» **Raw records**
[start]

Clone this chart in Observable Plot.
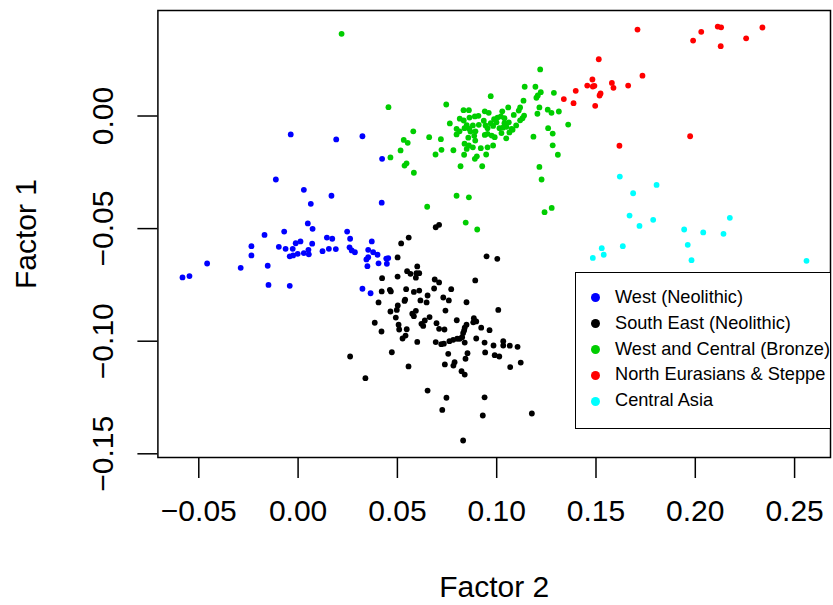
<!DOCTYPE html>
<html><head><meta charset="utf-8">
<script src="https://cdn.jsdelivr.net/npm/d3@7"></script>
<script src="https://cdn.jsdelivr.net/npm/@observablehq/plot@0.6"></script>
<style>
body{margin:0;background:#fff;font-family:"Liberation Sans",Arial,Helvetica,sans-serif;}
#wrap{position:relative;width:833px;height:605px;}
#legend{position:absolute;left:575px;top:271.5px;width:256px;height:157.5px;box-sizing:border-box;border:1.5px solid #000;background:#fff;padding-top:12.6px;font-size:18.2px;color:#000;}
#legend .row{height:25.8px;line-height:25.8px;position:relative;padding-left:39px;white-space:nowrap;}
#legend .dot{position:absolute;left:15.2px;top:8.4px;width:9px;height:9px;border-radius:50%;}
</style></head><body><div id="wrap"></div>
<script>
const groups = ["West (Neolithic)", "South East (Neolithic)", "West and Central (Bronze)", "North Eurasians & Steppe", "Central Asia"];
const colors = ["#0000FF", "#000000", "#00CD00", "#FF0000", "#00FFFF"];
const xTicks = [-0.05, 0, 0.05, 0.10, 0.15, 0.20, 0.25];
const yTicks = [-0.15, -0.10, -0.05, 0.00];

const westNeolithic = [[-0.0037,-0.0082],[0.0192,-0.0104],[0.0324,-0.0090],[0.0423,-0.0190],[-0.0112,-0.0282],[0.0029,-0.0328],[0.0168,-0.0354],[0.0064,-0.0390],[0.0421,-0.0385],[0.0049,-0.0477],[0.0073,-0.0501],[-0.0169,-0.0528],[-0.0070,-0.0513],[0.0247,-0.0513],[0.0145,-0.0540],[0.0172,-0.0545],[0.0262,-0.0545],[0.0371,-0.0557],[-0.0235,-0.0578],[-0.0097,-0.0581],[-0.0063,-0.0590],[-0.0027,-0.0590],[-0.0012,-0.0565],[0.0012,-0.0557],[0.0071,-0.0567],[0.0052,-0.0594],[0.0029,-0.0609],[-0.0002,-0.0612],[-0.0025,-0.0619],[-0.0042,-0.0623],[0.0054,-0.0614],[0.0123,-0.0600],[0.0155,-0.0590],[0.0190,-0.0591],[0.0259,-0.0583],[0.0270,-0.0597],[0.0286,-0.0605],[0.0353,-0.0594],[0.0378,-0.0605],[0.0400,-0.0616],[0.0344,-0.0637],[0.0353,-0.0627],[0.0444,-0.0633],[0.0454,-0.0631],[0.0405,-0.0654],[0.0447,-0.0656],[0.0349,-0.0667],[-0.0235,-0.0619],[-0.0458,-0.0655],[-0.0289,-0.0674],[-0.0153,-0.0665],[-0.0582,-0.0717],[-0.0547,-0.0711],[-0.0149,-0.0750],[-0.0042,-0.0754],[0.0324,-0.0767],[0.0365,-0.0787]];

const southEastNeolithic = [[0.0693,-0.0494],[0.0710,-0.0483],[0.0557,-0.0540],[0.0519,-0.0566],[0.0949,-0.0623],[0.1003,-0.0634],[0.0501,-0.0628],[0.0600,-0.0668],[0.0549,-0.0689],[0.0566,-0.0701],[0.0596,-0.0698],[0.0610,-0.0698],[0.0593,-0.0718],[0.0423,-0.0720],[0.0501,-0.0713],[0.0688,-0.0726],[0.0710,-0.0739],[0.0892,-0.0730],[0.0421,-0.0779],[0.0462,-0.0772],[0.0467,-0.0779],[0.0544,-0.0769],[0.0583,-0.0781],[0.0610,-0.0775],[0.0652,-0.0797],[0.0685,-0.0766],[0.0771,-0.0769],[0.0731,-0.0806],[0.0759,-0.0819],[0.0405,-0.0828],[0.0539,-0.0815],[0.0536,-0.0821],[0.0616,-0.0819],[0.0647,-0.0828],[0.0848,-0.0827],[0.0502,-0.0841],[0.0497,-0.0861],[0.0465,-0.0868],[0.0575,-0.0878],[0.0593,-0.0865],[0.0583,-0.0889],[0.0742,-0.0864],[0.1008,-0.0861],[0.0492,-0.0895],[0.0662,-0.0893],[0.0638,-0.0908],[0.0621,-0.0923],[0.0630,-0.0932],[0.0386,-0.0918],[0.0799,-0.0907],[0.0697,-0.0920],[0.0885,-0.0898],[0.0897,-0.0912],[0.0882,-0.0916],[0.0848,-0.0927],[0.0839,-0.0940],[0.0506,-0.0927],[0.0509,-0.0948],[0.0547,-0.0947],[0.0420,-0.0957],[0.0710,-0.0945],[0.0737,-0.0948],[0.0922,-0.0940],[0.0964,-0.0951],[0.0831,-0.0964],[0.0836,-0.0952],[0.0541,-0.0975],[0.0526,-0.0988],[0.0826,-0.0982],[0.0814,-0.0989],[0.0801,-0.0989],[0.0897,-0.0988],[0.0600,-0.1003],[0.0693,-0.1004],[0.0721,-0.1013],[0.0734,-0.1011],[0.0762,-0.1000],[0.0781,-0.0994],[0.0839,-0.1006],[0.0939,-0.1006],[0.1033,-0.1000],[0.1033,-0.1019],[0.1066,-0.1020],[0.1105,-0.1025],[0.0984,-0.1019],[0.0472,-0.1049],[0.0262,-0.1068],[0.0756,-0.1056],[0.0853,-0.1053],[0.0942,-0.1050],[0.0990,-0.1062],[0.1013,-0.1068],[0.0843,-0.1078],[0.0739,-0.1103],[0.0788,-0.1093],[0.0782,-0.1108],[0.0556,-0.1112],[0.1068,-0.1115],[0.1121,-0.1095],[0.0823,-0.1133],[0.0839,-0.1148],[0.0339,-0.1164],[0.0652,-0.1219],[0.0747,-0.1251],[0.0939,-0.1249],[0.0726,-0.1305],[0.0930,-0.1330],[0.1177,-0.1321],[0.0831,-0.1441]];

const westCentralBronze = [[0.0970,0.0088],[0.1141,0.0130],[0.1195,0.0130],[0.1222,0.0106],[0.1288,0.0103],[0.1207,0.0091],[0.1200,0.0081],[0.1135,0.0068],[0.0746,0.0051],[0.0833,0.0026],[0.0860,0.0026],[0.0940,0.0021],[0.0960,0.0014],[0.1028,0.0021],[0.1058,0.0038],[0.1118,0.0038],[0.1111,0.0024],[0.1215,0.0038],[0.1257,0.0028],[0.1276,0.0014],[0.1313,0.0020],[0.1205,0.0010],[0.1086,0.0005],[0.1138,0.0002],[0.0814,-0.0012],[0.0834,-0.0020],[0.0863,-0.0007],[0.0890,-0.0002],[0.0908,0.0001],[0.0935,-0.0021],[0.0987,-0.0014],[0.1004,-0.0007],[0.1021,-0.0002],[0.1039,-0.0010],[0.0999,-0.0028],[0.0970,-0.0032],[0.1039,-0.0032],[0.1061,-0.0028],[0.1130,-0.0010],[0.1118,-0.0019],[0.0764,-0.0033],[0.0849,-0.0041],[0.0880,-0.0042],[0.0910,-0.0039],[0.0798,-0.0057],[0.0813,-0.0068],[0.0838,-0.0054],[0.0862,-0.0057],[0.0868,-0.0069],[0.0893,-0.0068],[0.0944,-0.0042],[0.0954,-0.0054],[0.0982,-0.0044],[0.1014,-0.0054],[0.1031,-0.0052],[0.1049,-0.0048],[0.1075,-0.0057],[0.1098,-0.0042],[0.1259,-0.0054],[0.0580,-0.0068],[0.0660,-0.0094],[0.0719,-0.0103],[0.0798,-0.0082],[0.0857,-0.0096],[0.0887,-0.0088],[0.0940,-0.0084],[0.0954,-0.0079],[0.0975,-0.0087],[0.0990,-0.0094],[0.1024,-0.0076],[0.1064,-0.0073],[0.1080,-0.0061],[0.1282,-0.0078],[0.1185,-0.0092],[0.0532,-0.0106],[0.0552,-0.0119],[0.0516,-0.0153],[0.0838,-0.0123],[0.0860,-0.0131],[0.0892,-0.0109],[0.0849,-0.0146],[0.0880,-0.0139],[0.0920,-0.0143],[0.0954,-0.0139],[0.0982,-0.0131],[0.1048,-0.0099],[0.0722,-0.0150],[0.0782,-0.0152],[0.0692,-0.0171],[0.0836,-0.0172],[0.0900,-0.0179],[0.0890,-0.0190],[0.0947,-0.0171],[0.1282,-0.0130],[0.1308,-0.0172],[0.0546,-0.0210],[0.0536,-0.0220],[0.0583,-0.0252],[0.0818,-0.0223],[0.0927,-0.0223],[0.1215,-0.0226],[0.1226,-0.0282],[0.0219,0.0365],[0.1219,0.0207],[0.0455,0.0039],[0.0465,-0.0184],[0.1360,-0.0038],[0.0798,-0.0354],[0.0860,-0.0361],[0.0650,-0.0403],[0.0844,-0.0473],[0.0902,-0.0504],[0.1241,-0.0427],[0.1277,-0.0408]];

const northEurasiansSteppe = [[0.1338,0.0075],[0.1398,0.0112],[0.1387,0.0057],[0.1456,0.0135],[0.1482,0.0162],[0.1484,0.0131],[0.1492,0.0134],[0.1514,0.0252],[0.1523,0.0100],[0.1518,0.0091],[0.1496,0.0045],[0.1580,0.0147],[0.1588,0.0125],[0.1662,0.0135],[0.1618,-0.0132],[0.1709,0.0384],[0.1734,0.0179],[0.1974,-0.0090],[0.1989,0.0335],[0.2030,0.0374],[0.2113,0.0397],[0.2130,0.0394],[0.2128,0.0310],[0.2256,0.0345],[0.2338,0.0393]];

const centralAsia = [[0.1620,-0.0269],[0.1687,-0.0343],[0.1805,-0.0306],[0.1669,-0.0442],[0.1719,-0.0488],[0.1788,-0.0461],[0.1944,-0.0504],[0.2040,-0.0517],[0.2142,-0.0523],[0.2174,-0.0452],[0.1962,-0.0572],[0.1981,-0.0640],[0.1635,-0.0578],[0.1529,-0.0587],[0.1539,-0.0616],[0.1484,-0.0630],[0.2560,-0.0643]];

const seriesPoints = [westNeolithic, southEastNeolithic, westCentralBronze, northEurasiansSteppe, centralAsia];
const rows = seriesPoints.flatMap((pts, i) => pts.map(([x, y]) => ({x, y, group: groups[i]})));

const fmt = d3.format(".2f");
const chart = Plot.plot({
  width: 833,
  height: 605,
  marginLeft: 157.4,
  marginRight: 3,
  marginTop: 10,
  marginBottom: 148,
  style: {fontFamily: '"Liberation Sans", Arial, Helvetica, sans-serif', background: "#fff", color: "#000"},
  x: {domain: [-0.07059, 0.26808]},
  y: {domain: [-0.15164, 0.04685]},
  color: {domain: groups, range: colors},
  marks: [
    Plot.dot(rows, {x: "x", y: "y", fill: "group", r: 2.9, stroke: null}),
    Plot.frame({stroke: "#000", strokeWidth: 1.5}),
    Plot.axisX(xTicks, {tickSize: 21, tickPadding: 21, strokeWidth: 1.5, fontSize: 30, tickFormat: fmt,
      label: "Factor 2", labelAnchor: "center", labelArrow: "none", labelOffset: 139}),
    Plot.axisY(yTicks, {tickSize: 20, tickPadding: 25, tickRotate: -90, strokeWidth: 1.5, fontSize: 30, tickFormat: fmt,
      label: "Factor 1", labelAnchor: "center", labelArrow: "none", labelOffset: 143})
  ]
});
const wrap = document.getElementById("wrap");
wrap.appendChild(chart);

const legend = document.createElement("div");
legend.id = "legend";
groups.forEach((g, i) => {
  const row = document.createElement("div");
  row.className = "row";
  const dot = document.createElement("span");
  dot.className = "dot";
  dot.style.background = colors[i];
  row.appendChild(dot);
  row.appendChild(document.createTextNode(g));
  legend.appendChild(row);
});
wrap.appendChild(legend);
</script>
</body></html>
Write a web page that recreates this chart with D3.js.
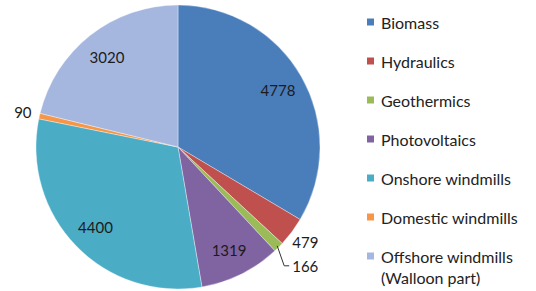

[end]

» **TASK DESCRIPTION**
Set down word for word the lines from the first entry through the line with "const yTicks = [-0.15, -0.10, -0.05, 0.00];", both included, omitting pictures.

» **SOLUTION TO THIS PROBLEM**
Clone this chart in Observable Plot.
<!DOCTYPE html>
<html><head><meta charset="utf-8">
<script src="https://cdn.jsdelivr.net/npm/d3@7"></script>
<script src="https://cdn.jsdelivr.net/npm/@observablehq/plot@0.6"></script>
<style>
body{margin:0;background:#fff;font-family:"Liberation Sans",Arial,Helvetica,sans-serif;}
#wrap{position:relative;width:833px;height:605px;}
#legend{position:absolute;left:575px;top:271.5px;width:256px;height:157.5px;box-sizing:border-box;border:1.5px solid #000;background:#fff;padding-top:12.6px;font-size:18.2px;color:#000;}
#legend .row{height:25.8px;line-height:25.8px;position:relative;padding-left:39px;white-space:nowrap;}
#legend .dot{position:absolute;left:15.2px;top:8.4px;width:9px;height:9px;border-radius:50%;}
</style></head><body><div id="wrap"></div>
<script>
const groups = ["West (Neolithic)", "South East (Neolithic)", "West and Central (Bronze)", "North Eurasians & Steppe", "Central Asia"];
const colors = ["#0000FF", "#000000", "#00CD00", "#FF0000", "#00FFFF"];
const xTicks = [-0.05, 0, 0.05, 0.10, 0.15, 0.20, 0.25];
const yTicks = [-0.15, -0.10, -0.05, 0.00];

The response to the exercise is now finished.